Épocas. Las épocas, las etapas históricas, no terminan bruscamente, en un determinado día o año. Se van agotando poco a poco, sufren un lento, indoloro y, a veces, desapercibido desangramiento. De pronto, hay un acontecimiento que, dotado de gran capacidad simbólica, señala con un sonoro golpe de gong su desenlace efectivo. Se exagera, se mitifica, se enfatiza al respecto, y es probable que yo mismo lo esté haciendo al apuntar a la gira de conciertos de despedida de Joan Manuel Serrat.
El adiós definitivo de los escenarios de uno de los máximos representantes de la cultura popular española, que ha acompañado y puesto banda sonora y espiritual a un público transversal, intergeneracional, ideológicamente plural, durante casi seis décadas, no puede significar solo su propia despedida, en el fondo iniciada hace ya muchos años, tantos como los años –hechos, signos, tendencias– que han venido anunciando el final, en íntima relación, de una época cultural y política.
Su multitudinario –y muy bregado– público del Wizink Center y el congregado ante la televisión el día 3, que ya no lleva la iniciativa histórica que llevó en la calle ni en los despachos para conformar un país, le acompañó en una especie de bajada de telón, de salida común. Serrat cerró el concierto con estos versos de doble, si no triple, alcance: “…Vamos bajando la cuesta/ Que arriba en mi calle/ Se acabó la fiesta”.
Toda la música popular tiene un peso cultural enorme, porque se cuela en nuestras vidas desde la infancia
Música. Dentro de la música popular, hay quien solo ha dado importancia cultural a los desgarrados rockeros urbanos o a los cantautores de fibra poética, por decir algo. Lo cierto es que, en su conjunto, toda la música popular –las canciones, para entendernos– tiene un peso cultural enorme porque se cuela en nuestras vidas desde la infancia, introduce en nuestro pensamiento –y en nuestro sentimiento– tópicos y valores de comportamiento, queda asociada a todas nuestras edades, a todos nuestros momentos y experiencias sean de alegría, tristeza, placer, pérdida… Y, no digamos, a amores y a enamoramientos.
Hay que reconocer que ni el más sublime de los libros ni la más hermosa de las películas tienen la misma potencia a la hora de hacernos evocar lo que hemos vivido y sido, lo que ha sido nuestro país. Nada permanece, como una o como mil canciones, pegado de la misma manera a nuestra piel. Por eso, cuando nuestra piel se va arrugando o cuando un tiempo –o nuestro tiempo– va acabando, las canciones que en su día oímos o bailamos en nuestro cuarto, en una verbena, en una plaza de pueblo, en una disco, nos producen una ambivalente sensación de exaltación, ¡éramos jóvenes!, y, como ya no lo somos, de sombría melancolía.
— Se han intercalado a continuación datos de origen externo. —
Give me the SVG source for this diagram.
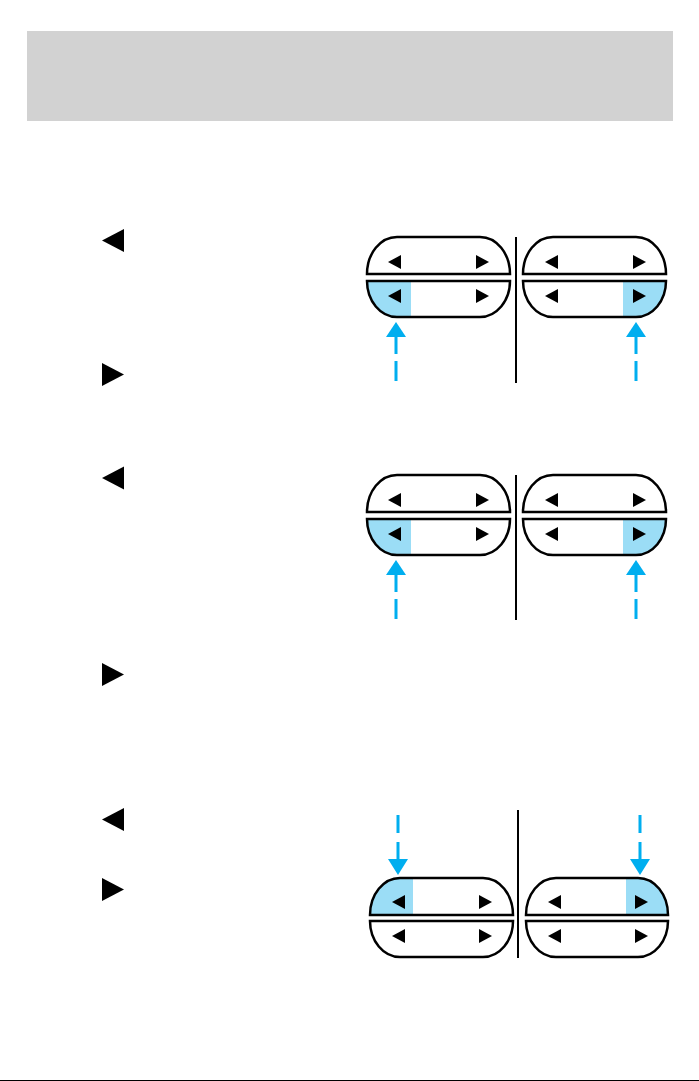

Mover un poco, en ese trance, los pies y la cabeza no sirve de nada. Se acabó la fiesta.
Un país. En Ara que tinc vint anys (1967) –…ara que encara tinc força/ Que no tinc l’ànima morta/ I em sento bullir la sang–, Serrat, a sus 24 años, transmitió su plenitud y pujanza juveniles –tengo fuerza, no tengo el alma muerta, siento hervir la sangre–, contagiada a quienes entonces le escuchaban, prolongada de maneras distintas con Machado y Hernández, y con Lucía, La mujer que yo quiero, Tu nombre me sabe a hierba o Mediterráneo y tantas otras. Una colección y una crónica irrepetibles.
El contagio de vida siguió como siguieron las vidas de quienes le seguían y le han seguido en sus conciertos de despedida. Mientras han continuado en pie las generaciones que desde aquel lejano momento han hecho un país que quiso ser –y lo ha sido– nuevo, distinto y más libre. Pero ya han pasado cincuenta, cuarenta, treinta años de casi todo. También de un país, de una política y de una cultura que, como poco, no son como fueron: “Vamos bajando la cuesta/ Que arriba en mi calle…”.